和田浦海岸

家からは海は見えませんが、波が荒いときなどは、打ち寄せる波の音がきこえます。夏は潮風と蝉の声。

ホクホクして。

2013-05-08 | 短文紹介
池田彌三郎・谷川健一対談「柳田国男と折口信夫」(岩波書店同時代ライブラリー)に、「文章について」という箇所があったのでした。

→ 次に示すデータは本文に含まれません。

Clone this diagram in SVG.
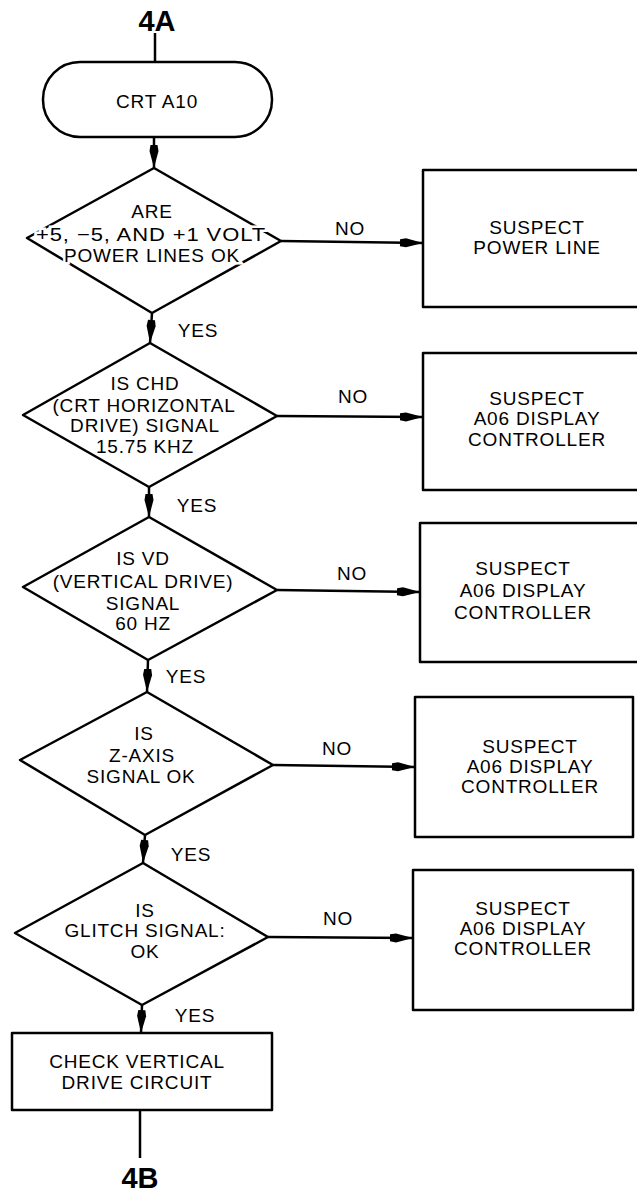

谷川】 柳田国男の文章というのは、たいへんな名文で、折口信夫の『先生の学問』という文章を読むと、非常に複雑な対象を表現するのに適切だと書いてあります。・・それに比べますと、折口信夫の場合は一行一行が独立しているような文章で、最初の行と次の行が互いに対立しあったり、そっぽを向いたりして、流れをわざとせきとめるようなところがあります。歌にしても、あの句読点の使いかたをみていますと、折口信夫の意識の中に、空転しがちな流れにどこかで歯止めをかけ、もっと深いところへ測鉛をおろす、そんな考えがあったように感じています。(p139)

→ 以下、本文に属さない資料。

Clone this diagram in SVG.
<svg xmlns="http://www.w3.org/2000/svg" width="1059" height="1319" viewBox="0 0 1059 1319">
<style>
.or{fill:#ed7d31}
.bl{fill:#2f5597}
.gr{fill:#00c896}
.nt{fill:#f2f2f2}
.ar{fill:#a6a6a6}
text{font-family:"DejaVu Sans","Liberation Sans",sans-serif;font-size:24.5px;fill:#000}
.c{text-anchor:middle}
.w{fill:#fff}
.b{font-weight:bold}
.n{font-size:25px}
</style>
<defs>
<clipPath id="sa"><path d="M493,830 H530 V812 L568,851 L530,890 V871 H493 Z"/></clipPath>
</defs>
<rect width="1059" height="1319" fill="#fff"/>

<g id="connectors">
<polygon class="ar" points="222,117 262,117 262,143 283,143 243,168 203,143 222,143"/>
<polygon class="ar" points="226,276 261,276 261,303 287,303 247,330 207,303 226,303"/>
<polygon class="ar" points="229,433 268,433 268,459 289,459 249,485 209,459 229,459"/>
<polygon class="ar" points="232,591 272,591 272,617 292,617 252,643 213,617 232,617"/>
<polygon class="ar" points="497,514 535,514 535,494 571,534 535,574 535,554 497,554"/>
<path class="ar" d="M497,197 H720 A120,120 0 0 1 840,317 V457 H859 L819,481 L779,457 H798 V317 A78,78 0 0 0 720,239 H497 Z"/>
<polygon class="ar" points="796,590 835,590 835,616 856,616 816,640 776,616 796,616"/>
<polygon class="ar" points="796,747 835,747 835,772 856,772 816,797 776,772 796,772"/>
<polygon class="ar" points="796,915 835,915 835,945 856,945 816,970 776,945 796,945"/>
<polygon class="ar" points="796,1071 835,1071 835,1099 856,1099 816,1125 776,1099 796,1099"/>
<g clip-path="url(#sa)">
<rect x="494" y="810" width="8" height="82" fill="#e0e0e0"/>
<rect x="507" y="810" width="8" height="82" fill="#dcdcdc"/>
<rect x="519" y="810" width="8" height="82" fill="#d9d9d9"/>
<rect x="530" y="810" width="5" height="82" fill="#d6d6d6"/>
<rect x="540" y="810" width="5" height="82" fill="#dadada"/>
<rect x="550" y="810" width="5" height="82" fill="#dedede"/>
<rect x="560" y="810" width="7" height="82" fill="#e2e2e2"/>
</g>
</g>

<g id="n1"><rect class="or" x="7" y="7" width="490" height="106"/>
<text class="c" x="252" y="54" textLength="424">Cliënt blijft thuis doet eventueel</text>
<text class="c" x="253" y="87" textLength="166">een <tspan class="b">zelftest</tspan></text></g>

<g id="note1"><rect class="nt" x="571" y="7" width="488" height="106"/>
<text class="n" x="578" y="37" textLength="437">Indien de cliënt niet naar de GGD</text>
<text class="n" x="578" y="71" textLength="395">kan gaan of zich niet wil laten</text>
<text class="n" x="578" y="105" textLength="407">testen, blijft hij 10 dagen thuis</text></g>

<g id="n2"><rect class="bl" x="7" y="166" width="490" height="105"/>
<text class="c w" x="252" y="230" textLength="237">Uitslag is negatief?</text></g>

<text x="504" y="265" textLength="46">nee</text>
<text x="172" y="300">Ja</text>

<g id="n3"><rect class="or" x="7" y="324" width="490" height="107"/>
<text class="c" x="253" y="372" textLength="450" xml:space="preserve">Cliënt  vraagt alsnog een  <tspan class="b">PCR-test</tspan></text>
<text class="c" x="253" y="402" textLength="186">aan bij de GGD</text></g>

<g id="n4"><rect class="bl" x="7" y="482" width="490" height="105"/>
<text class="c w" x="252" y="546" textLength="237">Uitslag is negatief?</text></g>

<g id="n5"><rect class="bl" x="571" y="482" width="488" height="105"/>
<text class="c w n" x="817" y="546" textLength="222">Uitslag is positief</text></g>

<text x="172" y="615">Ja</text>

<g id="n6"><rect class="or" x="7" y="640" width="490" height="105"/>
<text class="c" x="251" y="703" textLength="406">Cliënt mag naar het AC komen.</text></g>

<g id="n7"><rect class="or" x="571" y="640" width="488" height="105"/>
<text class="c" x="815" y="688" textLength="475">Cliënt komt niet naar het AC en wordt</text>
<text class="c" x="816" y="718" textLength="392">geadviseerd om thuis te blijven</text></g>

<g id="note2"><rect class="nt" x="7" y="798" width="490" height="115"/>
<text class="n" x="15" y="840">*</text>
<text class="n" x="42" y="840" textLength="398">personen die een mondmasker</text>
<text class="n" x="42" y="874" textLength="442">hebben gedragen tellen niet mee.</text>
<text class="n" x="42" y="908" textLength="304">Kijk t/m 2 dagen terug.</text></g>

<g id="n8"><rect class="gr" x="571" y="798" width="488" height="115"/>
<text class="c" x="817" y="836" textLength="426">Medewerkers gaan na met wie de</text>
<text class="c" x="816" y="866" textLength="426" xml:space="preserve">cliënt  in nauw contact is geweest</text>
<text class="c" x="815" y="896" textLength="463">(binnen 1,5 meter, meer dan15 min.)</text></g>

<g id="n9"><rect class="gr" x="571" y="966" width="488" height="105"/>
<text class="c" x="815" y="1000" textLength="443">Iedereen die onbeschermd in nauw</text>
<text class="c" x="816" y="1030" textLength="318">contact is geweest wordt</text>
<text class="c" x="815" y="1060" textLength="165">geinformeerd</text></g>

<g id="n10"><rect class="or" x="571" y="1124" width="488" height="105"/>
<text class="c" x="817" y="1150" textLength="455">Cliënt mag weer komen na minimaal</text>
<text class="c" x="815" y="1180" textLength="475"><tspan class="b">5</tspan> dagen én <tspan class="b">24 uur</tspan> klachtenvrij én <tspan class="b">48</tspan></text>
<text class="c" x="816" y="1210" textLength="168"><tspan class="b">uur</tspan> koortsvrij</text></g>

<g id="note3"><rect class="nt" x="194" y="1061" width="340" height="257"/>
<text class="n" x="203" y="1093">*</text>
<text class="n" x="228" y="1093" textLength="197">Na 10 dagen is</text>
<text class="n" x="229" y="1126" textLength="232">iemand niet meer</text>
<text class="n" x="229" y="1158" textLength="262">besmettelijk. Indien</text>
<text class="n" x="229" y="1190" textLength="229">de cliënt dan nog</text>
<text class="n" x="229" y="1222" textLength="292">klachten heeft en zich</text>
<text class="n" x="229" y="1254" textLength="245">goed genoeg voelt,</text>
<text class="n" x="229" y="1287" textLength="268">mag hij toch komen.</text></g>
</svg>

そういえば、小林秀雄著「本居宣長」の最初に、折口信夫が登場していたなあ。などと思ったりするのでした。

それから、数ページあと。
池田彌三郎氏には、こんな箇所があったのでした。

池田】 柳田国男も折口信夫も言葉が好きだったんですね。僕が折口先生のそばにいて、いちばん得をしたのが、この言葉です。言葉のことを聞くと、どんなに機嫌が悪くてもホクホクして、いくらでも話してくれましたね。たとえばね、お盆のおはぎが傷んじゃって汗をかいたことがあったんだけど、その時『先生、大阪じゃなんて言うんです』って聞いたんです。すると『うん、何とか言ったね、そうたしか言ったことがあった』なんて考えていて、『あっ、イシルだ』と思い出すんです。たべものが少しわるくなって汗をかくことはイシルなんですね。僕は先生にテンキンと呼ばれていたのですが、『テンキンもたまにはいいことするよ、お前さんが今聞いてくれなかったら、イシルという言葉は忘れたままになっちゃったろう』。そういう時は実にうれしそうでした。(p147)

また、こうもあります。

池田】 ・・・こちらの質問がつぼにはまると、待ったましたとばかり答えが帰ってくる時があるんです。(p153)

候文についても印象に残ります。

谷川】 ・・・折口信夫は候文の名手ですし。・・
池田】 柳田邸に残っていないんですかね。候文というのはいちばん自由にものを考えられる、というのが折口信夫の意見でした。・・



う~ん。候文といえば、
「書翰文講話及文範」の上巻に、
気になる箇所があったなあと、探すと
たとえば、こんな箇所をみつけました。

「文章として十分整つてゐるのは何と言つても候文・・である。就中(なかんづく)語句の簡潔といふ点に於て到底他の文体の及ばぬ所がある。・・ただ大体からいふと、口語の方がどうしてもぴたりと肌に着く。随て理義でも情趣でも十分こまやかに、そっくりその儘言ひ表はすには口語文でなくてはならぬ。・・」(p143・冨山房発行上巻)

以上なんとなく思い浮かんだので書いておきます。
こういうことって、すぐに忘れるんだよね。